Bilhão

Entendi aos 8 anos que eu era diferente. Da pior forma.

Estávamos na missa, minha mãe, eu e uma amiga da família com seu filho, Roberto, um adolescente com síndrome de Down.

Ainda escuto o ranger dos bancos de madeira iluminados pela luz difusa do sol que entrava através dos vitrais da igreja. O cheiro da parafina das velas queimando segue encrustado na minha memória junto com a frase proferida por essa amiga como golpe dilacerante: “todos temos nossa cruz, Inês.”

Inês era minha mãe. A cruz sou eu.

Estava decretado. Eu era um peso, uma chaga. Um sangramento a céu aberto. Sem volta, para a vida toda. Assim como o filho dela.
Eu tinha 8 anos. O suficiente para me ferir com suas palavras de parafina fervente. Crianças de 8 anos sentem, minha senhora. Seu filho também, até mais do que eu.

Lembro ainda hoje do olhar de minha mãe naquele momento. A gana entre me defender e comprar briga com uma velha amiga ou calar, mais uma vez, e fingirmos todos que nada aconteceu naquele templo de acolhimento e paz. Chegou em casa irritada e falou alguma coisa sobre ser o Roberto, na verdade, a carregar uma cruz, sua mãe. Me senti acolhido por minha mãe como poucas vezes antes.

Esse foi o mundo em que eu nasci e no qual nós dois, você e eu, ainda vivemos. Ter uma síndrome era uma cruz. Minha deficiência, outra.

De lá para cá, algo mudou.

Crianças com autismo não ficam mais reclusas em suas casas como se não existissem; cadeirantes circulam por shoppings; pessoas com paralisia cerebral se apresentam em palcos; pais sem uma mão escrevem textos e passeiam orgulhosos com seus filhos pelo mundo.

O que ainda não mudou é o fato de sermos tratados como minoria.

Ainda colhemos olhares de pena. Ainda ouvimos crueldades disfarçadas de carinho.

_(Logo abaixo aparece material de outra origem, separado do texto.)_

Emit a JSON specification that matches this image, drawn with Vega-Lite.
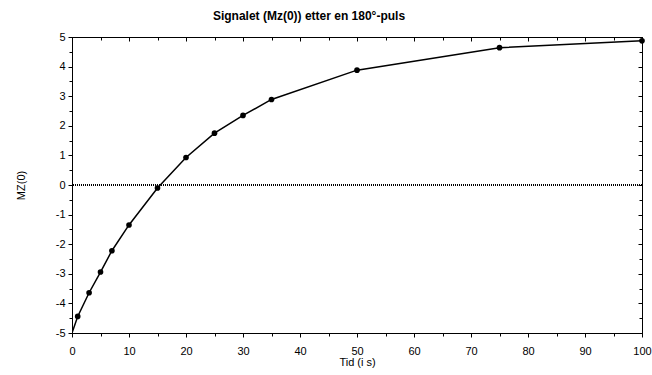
{
  "$schema": "https://vega.github.io/schema/vega-lite/v6.json",
  "width": 570,
  "height": 296,
  "autosize": "none",
  "padding": {"left": 72, "top": 37, "right": 11, "bottom": 42},
  "background": "white",
  "config": {
    "font": "Liberation Sans",
    "view": {"stroke": "black", "strokeWidth": 1},
    "axis": {
      "domainColor": "black",
      "tickColor": "black",
      "labelColor": "black",
      "titleColor": "black",
      "labelFont": "Liberation Sans",
      "titleFont": "Liberation Sans",
      "labelFontSize": 11,
      "titleFontSize": 11,
      "titleFontWeight": "normal",
      "grid": false
    }
  },
  "title": {
    "text": "Signalet (Mz(0)) etter en 180°-puls",
    "font": "Liberation Sans",
    "fontSize": 12,
    "fontWeight": "bold",
    "color": "black",
    "anchor": "middle",
    "baseline": "alphabetic",
    "dx": -48,
    "dy": 3,
    "offset": 2
  },
  "data": {
    "values": [
      {"t": 0, "mz": -5.0, "punkt": false},
      {"t": 1, "mz": -4.44, "punkt": true},
      {"t": 3, "mz": -3.64, "punkt": true},
      {"t": 5, "mz": -2.94, "punkt": true},
      {"t": 7, "mz": -2.22, "punkt": true},
      {"t": 10, "mz": -1.35, "punkt": true},
      {"t": 15, "mz": -0.1, "punkt": true},
      {"t": 20, "mz": 0.93, "punkt": true},
      {"t": 25, "mz": 1.75, "punkt": true},
      {"t": 30, "mz": 2.35, "punkt": true},
      {"t": 35, "mz": 2.89, "punkt": true},
      {"t": 50, "mz": 3.88, "punkt": true},
      {"t": 75, "mz": 4.64, "punkt": true},
      {"t": 100, "mz": 4.87, "punkt": true}
    ]
  },
  "layer": [
    {
      "mark": {"type": "rule", "color": "black", "strokeDash": [1, 1], "strokeWidth": 1},
      "encoding": {
        "y": {"datum": 0, "type": "quantitative", "scale": {"domain": [-5, 5], "nice": false}, "axis": null}
      }
    },
    {
      "mark": {"type": "line", "color": "black", "strokeWidth": 1.5, "clip": true},
      "encoding": {
        "x": {
          "field": "t", "type": "quantitative",
          "scale": {"domain": [0, 100], "nice": false},
          "axis": {
            "title": "Tid (i s)",
            "titlePadding": 0,
            "values": [0,5,10,15,20,25,30,35,40,45,50,55,60,65,70,75,80,85,90,95,100],
            "labelExpr": "datum.value % 10 === 0 ? '' + datum.value : ''",
            "tickSize": {"condition": {"test": "datum.value % 10 === 0", "value": 4}, "value": 3},
            "labelPadding": 8,
            "labelFlush": false,
            "labelOverlap": false
          }
        },
        "y": {
          "field": "mz", "type": "quantitative",
          "scale": {"domain": [-5, 5], "nice": false},
          "axis": {
            "title": "MZ(0)",
            "titlePadding": 29,
            "values": [-5,-4.5,-4,-3.5,-3,-2.5,-2,-1.5,-1,-0.5,0,0.5,1,1.5,2,2.5,3,3.5,4,4.5,5],
            "labelExpr": "datum.value % 1 === 0 ? '' + datum.value : ''",
            "tickSize": {"condition": {"test": "datum.value % 1 === 0", "value": 4}, "value": 3},
            "labelPadding": 3,
            "labelFlush": false,
            "labelOverlap": false
          }
        }
      }
    },
    {
      "transform": [{"filter": "datum.punkt"}],
      "mark": {"type": "point", "filled": true, "color": "black", "opacity": 1, "size": 32, "clip": false},
      "encoding": {
        "x": {
          "field": "t", "type": "quantitative",
          "scale": {"domain": [0, 100], "nice": false},
          "axis": {
            "title": null,
            "values": [0,5,10,15,20,25,30,35,40,45,50,55,60,65,70,75,80,85,90,95,100],
            "labels": false,
            "tickSize": {"condition": {"test": "datum.value % 10 === 0", "value": -4}, "value": -3}
          }
        },
        "y": {
          "field": "mz", "type": "quantitative",
          "scale": {"domain": [-5, 5], "nice": false},
          "axis": {
            "title": null,
            "values": [-5,-4.5,-4,-3.5,-3,-2.5,-2,-1.5,-1,-0.5,0,0.5,1,1.5,2,2.5,3,3.5,4,4.5,5],
            "labels": false,
            "tickSize": {"condition": {"test": "datum.value % 1 === 0", "value": -4}, "value": -3}
          }
        }
      }
    }
  ],
  "resolve": {"axis": {"x": "independent", "y": "independent"}}
}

Entendamos de uma vez por todas: o preconceito é a cruz mais pesada que alguém pode escolher carregar. Confia em mim, essa cruz não faz sentido. Somos sim, absolutamente iguais. Mesmo sangue pulsando, mesmo coração amando. Todos seres. Alguns mais, outros menos humanos.

Cruel e devastador é, em 2019, ainda existirem pessoas que acreditam nessas “cruzes”.

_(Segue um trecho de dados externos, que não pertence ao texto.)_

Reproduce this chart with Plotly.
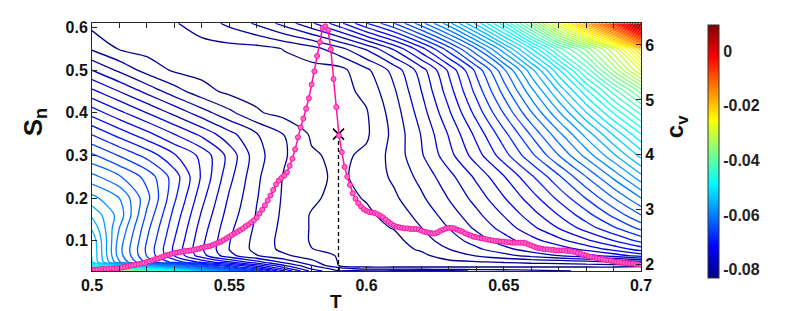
import plotly.graph_objects as go

# ---------------- data ----------------
T_grid = [0.50, 0.51, 0.52, 0.53, 0.54, 0.55, 0.56, 0.57, 0.58, 0.59, 0.60,
          0.61, 0.62, 0.63, 0.64, 0.65, 0.66, 0.67, 0.68, 0.69, 0.70]
S_grid = [0.029, 0.035, 0.042, 0.05, 0.065, 0.08, 0.10, 0.13, 0.16, 0.20,
          0.25, 0.30, 0.35, 0.40, 0.45, 0.50, 0.55, 0.61]

# free-energy surface, in units of 1e-3 (rows follow S_grid, columns T_grid)
F_milli = [
    [-25, -32, -40, -47, -54, -60, -66, -72, -77, -79.5, -78.0, -78.4, -78.8, -79.2, -79.6, -80.0, -80.4, -80.8, -81.2, -81.6, -82.0],
    [-37.8, -43.2, -49.5, -54.9, -60.4, -65.1, -69.7, -74.4, -78.3, -80.3, -82.0, -82.0, -82.0, -82.0, -82.0, -82.0, -82.0, -82.0, -82.0, -82.0, -82.0],
    [-48.2, -52.4, -57.2, -61.4, -65.6, -69.2, -72.8, -76.4, -79.4, -82.6, -83, -83, -83, -83, -83, -83, -83, -83, -83, -83, -82.8],
    [-52.4, -59.8, -65.0, -68.0, -70.9, -73.4, -75.9, -78.4, -80.5, -82.6, -82.9, -83, -83, -82.8, -82.6, -82.4, -82.2, -82.0, -81.6, -81.0, -80.0],
    [-52.5, -60.8, -66.1, -70.5, -74.4, -77.5, -79.4, -80.7, -81.8, -82.6, -82.9, -83, -82.8, -81.8, -80.9, -80.0, -79.0, -78.0, -77.0, -75.8, -74.3],
    [-52.5, -61.0, -66.3, -70.8, -74.8, -78.0, -80.0, -81.4, -82.45, -82.8, -83, -83, -82.3, -81.0, -79.8, -78.5, -77.2, -75.9, -74.5, -73.0, -71.3],
    [-52.8, -60.7, -66.0, -70.5, -74.6, -77.9, -80.0, -81.5, -82.6, -83.0, -83.0, -83.0, -81.6, -80.3, -78.8, -77.2, -75.6, -74.0, -72.3, -70.5, -68.5],
    [-54.2, -60.0, -65.5, -70.0, -74.2, -77.6, -79.8, -81.4, -82.6, -83.0, -83.0, -82.4, -81.0, -79.45, -77.7, -75.9, -73.9, -71.9, -69.8, -67.7, -65.5],
    [-55.8, -59.1, -64.8, -69.5, -73.7, -77.2, -79.6, -81.3, -82.6, -83.0, -82.8, -81.86, -80.47, -78.8, -76.9, -74.9, -72.7, -70.45, -68.1, -65.6, -63.0],
    [-58.0, -60.0, -64.0, -68.7, -73.0, -76.7, -79.4, -81.2, -82.2, -83.0, -82.35, -81.26, -79.74, -77.9, -75.9, -73.6, -71.2, -68.6, -65.9, -63.0, -60.0],
    [-61.0, -62.8, -65.0, -68.2, -72.2, -76.0, -79.2, -81.1, -82.1, -82.75, -82.0, -80.7, -79.0, -77.0, -74.65, -72.1, -69.25, -66.25, -63.0, -59.6, -56.0],
    [-64.2, -66.1, -68.0, -70.3, -72.4, -75.5, -78.9, -80.8, -82.3, -82.8, -82.19, -80.43, -78.16, -75.55, -72.7, -69.64, -66.4, -63.0, -59.46, -55.79, -52.0],
    [-67.6, -69.6, -71.5, -73.5, -75.4, -77.5, -79.4, -81.0, -82.7, -83.0, -82.7, -80.56, -77.89, -74.84, -71.53, -68.0, -64.28, -60.42, -56.4, -52.26, -48.0],
    [-71.1, -73.1, -75.0, -76.9, -78.8, -80.6, -82.3, -83.0, -83.0, -83.0, -82.6, -80.28, -77.22, -73.73, -69.94, -65.89, -61.64, -57.22, -52.61, -47.87, -43.0],
    [-74.6, -76.5, -78.4, -80.3, -81.9, -82.85, -83.0, -83.0, -83.0, -83.0, -82.12, -79.72, -76.49, -72.71, -68.51, -63.94, -59.07, -53.93, -48.51, -42.87, -37.0],
    [-78.0, -79.8, -81.6, -82.7, -83.0, -83.0, -83.0, -83.0, -83.0, -83.0, -81.32, -78.94, -75.69, -71.71, -67.08, -61.84, -56.07, -49.77, -42.97, -35.71, -28.0],
    [-81.2, -82.6, -83.0, -83.0, -83.0, -83.0, -83.0, -82.42, -81.62, -80.04, -77.74, -74.73, -71.03, -66.66, -61.62, -55.93, -49.61, -42.66, -37.0, -30.0, -20.0],
    [-83.0, -83.0, -82.9, -82.6, -81.8, -80.6, -79.2, -77.4, -75.2, -72.5, -69.0, -66.0, -62.0, -57.5, -52.0, -45.5, -37.0, -27.0, -17.0, -5.5, 9.5],
]

T_cv = [0.500, 0.501, 0.502, 0.503, 0.504, 0.505, 0.506, 0.507, 0.508, 0.509,
        0.510, 0.511, 0.512, 0.513, 0.514, 0.515, 0.516, 0.517, 0.518, 0.519,
        0.520, 0.521, 0.522, 0.523, 0.524, 0.525, 0.526, 0.527, 0.528, 0.529,
        0.530, 0.531, 0.532, 0.533, 0.534, 0.535, 0.536, 0.537, 0.538, 0.539,
        0.540, 0.541, 0.542, 0.543, 0.544, 0.545, 0.546, 0.547, 0.548, 0.549,
        0.550, 0.551, 0.552, 0.553, 0.554, 0.555, 0.556, 0.557, 0.558, 0.559,
        0.560, 0.561, 0.562, 0.563, 0.564, 0.565, 0.566, 0.567, 0.568, 0.569,
        0.570, 0.571, 0.572, 0.573, 0.574, 0.575, 0.576, 0.577, 0.578, 0.579,
        0.580, 0.581, 0.582, 0.583, 0.584, 0.585, 0.586, 0.587, 0.588, 0.589,
        0.590, 0.591, 0.592, 0.593, 0.594, 0.595, 0.596, 0.597, 0.598, 0.599,
        0.600, 0.601, 0.602, 0.603, 0.604, 0.605, 0.606, 0.607, 0.608, 0.609,
        0.610, 0.611, 0.612, 0.613, 0.614, 0.615, 0.616, 0.617, 0.618, 0.619,
        0.620, 0.621, 0.622, 0.623, 0.624, 0.625, 0.626, 0.627, 0.628, 0.629,
        0.630, 0.631, 0.632, 0.633, 0.634, 0.635, 0.636, 0.637, 0.638, 0.639,
        0.640, 0.641, 0.642, 0.643, 0.644, 0.645, 0.646, 0.647, 0.648, 0.649,
        0.650, 0.651, 0.652, 0.653, 0.654, 0.655, 0.656, 0.657, 0.658, 0.659,
        0.660, 0.661, 0.662, 0.663, 0.664, 0.665, 0.666, 0.667, 0.668, 0.669,
        0.670, 0.671, 0.672, 0.673, 0.674, 0.675, 0.676, 0.677, 0.678, 0.679,
        0.680, 0.681, 0.682, 0.683, 0.684, 0.685, 0.686, 0.687, 0.688, 0.689,
        0.690, 0.691, 0.692, 0.693, 0.694, 0.695, 0.696, 0.697, 0.698, 0.699,
        0.700]
cv = [1.91, 1.91, 1.91, 1.92, 1.92, 1.92, 1.92, 1.93, 1.93, 1.94,
      1.94, 1.95, 1.96, 1.97, 1.98, 1.99, 2.00, 2.01, 2.02, 2.03,
      2.05, 2.06, 2.08, 2.10, 2.11, 2.13, 2.15, 2.17, 2.18, 2.20,
      2.21, 2.22, 2.23, 2.24, 2.25, 2.25, 2.26, 2.27, 2.28, 2.29,
      2.31, 2.32, 2.33, 2.34, 2.36, 2.38, 2.40, 2.42, 2.45, 2.48,
      2.51, 2.54, 2.57, 2.60, 2.63, 2.66, 2.70, 2.73, 2.77, 2.81,
      2.86, 2.93, 3.00, 3.08, 3.17, 3.26, 3.36, 3.46, 3.53, 3.58,
      3.62, 3.68, 3.80, 3.93, 4.10, 4.32, 4.50, 4.66, 4.84, 5.03,
      5.28, 5.52, 5.80, 6.05, 6.31, 6.34, 6.27, 5.92, 5.38, 4.87,
      4.35, 4.05, 3.78, 3.60, 3.45, 3.30, 3.20, 3.12, 3.06, 3.01,
      2.98, 2.96, 2.95, 2.94, 2.92, 2.89, 2.86, 2.82, 2.78, 2.74,
      2.71, 2.69, 2.68, 2.67, 2.66, 2.66, 2.65, 2.65, 2.65, 2.64,
      2.62, 2.60, 2.59, 2.58, 2.57, 2.57, 2.59, 2.62, 2.64, 2.66,
      2.67, 2.67, 2.66, 2.64, 2.62, 2.60, 2.57, 2.55, 2.53, 2.51,
      2.50, 2.49, 2.48, 2.47, 2.46, 2.45, 2.44, 2.43, 2.43, 2.42,
      2.42, 2.41, 2.41, 2.40, 2.40, 2.40, 2.40, 2.40, 2.39, 2.37,
      2.35, 2.33, 2.31, 2.30, 2.29, 2.28, 2.28, 2.27, 2.27, 2.26,
      2.26, 2.26, 2.26, 2.25, 2.25, 2.24, 2.23, 2.21, 2.20, 2.18,
      2.17, 2.15, 2.14, 2.13, 2.12, 2.11, 2.10, 2.09, 2.08, 2.07,
      2.06, 2.05, 2.05, 2.04, 2.03, 2.03, 2.02, 2.02, 2.01, 2.01,
      2.00]

T_mark = 0.5898
S_mark = 0.350

x_ticks = [0.5, 0.55, 0.6, 0.65, 0.7]
x_ticktext = ['0.5', '0.55', '0.6', '0.65', '0.7']
y_ticks = [0.1, 0.2, 0.3, 0.4, 0.5, 0.6]
y_ticktext = ['0.1', '0.2', '0.3', '0.4', '0.5', '0.6']
y2_ticks = [2, 3, 4, 5, 6]
cb_ticks = [-0.08, -0.06, -0.04, -0.02, 0]
cb_ticktext = ['-0.08', '-0.06', '-0.04', '-0.02', '0']

# ---------------- figure ----------------
Z = [[v * 1e-3 for v in row] for row in F_milli]
ZMIN, ZMAX = -0.083, 0.0097
jet = [[0.0, 'rgb(0,0,135)'], [0.125, 'rgb(0,0,255)'], [0.375, 'rgb(0,255,255)'],
       [0.625, 'rgb(255,255,0)'], [0.875, 'rgb(255,0,0)'], [1.0, 'rgb(128,0,0)']]

FONT = 'Liberation Sans, Arial, sans-serif'
AX = '#262626'

# the page body adds an 8 px margin, so the figure is sized to fit the window
OFF = 8
WIN_W, WIN_H = 789, 311
FIG_W, FIG_H = WIN_W - OFF, WIN_H - OFF
# plot area in window pixels
PLOT_L, PLOT_R, PLOT_T, PLOT_B = 92, 641, 19.5, 270.7
PW, PH = PLOT_R - PLOT_L, PLOT_B - PLOT_T


def px_x(px):
    return (px - PLOT_L) / PW


def px_y(py):
    return (PLOT_B - py) / PH


fig = go.Figure()
fig.add_trace(go.Contour(
    x=T_grid, y=S_grid, z=Z,
    colorscale=jet, zmin=ZMIN, zmax=ZMAX, zauto=False,
    autocontour=False,
    contours=dict(start=-0.08248, end=0.00952, size=0.0015, coloring='lines'),
    line=dict(width=1.3, smoothing=0.8),
    showscale=False, hoverinfo='skip'))

# continuous colorbar through a hidden trace
fig.add_trace(go.Scatter(
    x=[0.6], y=[0.3], mode='markers', hoverinfo='skip', showlegend=False,
    marker=dict(size=0.1, opacity=0, color=[-0.04], colorscale=jet,
                cmin=ZMIN, cmax=ZMAX, showscale=True,
                colorbar=dict(x=px_x(707.7), xanchor='left', xpad=0,
                              y=px_y(149.35), yanchor='middle', ypad=0,
                              len=253, lenmode='pixels',
                              thickness=11, thicknessmode='pixels',
                              outlinewidth=1, outlinecolor='#333',
                              tickvals=cb_ticks, ticktext=cb_ticktext,
                              ticks='',
                              tickfont=dict(family=FONT, size=16, color='#222', weight='bold')))))

# dashed vertical line and cross marker
fig.add_trace(go.Scatter(x=[T_mark, T_mark], y=[S_grid[0], S_mark - 0.013], mode='lines',
                         line=dict(color='black', width=1.3, dash='4px,3px'),
                         hoverinfo='skip', showlegend=False))
fig.add_trace(go.Scatter(x=[T_mark], y=[S_mark], mode='markers',
                         marker=dict(symbol='x-thin', size=11, line=dict(color='black', width=1.6)),
                         hoverinfo='skip', showlegend=False))

# specific heat curve
fig.add_trace(go.Scatter(x=T_cv, y=cv, yaxis='y2', mode='lines+markers',
                         line=dict(color='#ff10a6', width=1.5),
                         marker=dict(symbol='circle', size=5, color='#ff6cc6',
                                     line=dict(color='#ff10a6', width=1)),
                         hoverinfo='skip', showlegend=False))

tickfont = dict(family=FONT, size=16, color='#111', weight='bold')
fig.update_layout(
    width=FIG_W, height=FIG_H,
    margin=dict(l=PLOT_L - OFF, r=FIG_W - (PLOT_R - OFF), t=PLOT_T - OFF,
                b=FIG_H - (PLOT_B - OFF), pad=0),
    paper_bgcolor='white', plot_bgcolor='white',
    showlegend=False,
    xaxis=dict(range=[0.5, 0.7], tickvals=x_ticks, ticktext=x_ticktext,
               ticks='inside', ticklen=5, tickcolor=AX, showline=True, linecolor=AX,
               linewidth=1, mirror='ticks', showgrid=False, zeroline=False,
               tickfont=tickfont,
               minor=dict(dtick=0.01, tick0=0.5, ticks='inside', ticklen=5, tickcolor=AX)),
    yaxis=dict(range=[0.029, 0.6104], tickvals=y_ticks, ticktext=y_ticktext,
               ticks='inside', ticklen=5, tickcolor=AX, showline=True, linecolor=AX,
               linewidth=1, showgrid=False, zeroline=False, tickfont=tickfont),
    yaxis2=dict(range=[1.885, 6.40], overlaying='y', side='right',
                tickvals=y2_ticks, ticks='inside', ticklen=5, tickcolor=AX,
                showline=True, linecolor=AX, linewidth=1, showgrid=False,
                zeroline=False, tickfont=tickfont),
    annotations=[
        dict(text='<b>S<sub>n</sub></b>', xref='paper', yref='paper',
             x=px_x(34), y=px_y(120), textangle=-90,
             showarrow=False, font=dict(family=FONT, size=26, color='#111'),
             xanchor='center', yanchor='middle'),
        dict(text='<b>T</b>', xref='paper', yref='paper',
             x=px_x(336), y=px_y(302),
             showarrow=False, font=dict(family=FONT, size=19, color='#111'),
             xanchor='center', yanchor='middle'),
        dict(text='<b>c<sub>v</sub></b>', xref='paper', yref='paper',
             x=px_x(676), y=px_y(125), textangle=-90,
             showarrow=False, font=dict(family=FONT, size=24, color='#111'),
             xanchor='center', yanchor='middle'),
    ],
)

fig.write_html('out.html')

É ainda vermos pais tirando seus filhos “perfeitos” de perto de crianças com deficiência.

Desesperador é o medo que a diferença do outro causa em algumas pessoas. Sentem-se ameaçadas. Por quê? Como? Não mordo. Minha deficiência não é contagiosa. Juro. O que será que a “imperfeição” causa nas pessoas?

Justamente na semana em que o Stefano me pergunta insistentemente se bilhão é muito, se é mais que mil e milhão, e se existe bilhão de coisas, te digo: somos mais de 1 bilhão de pessoas com deficiência no mundo todo.

Falta saber se no teu mundo 1 bilhão existe ou não.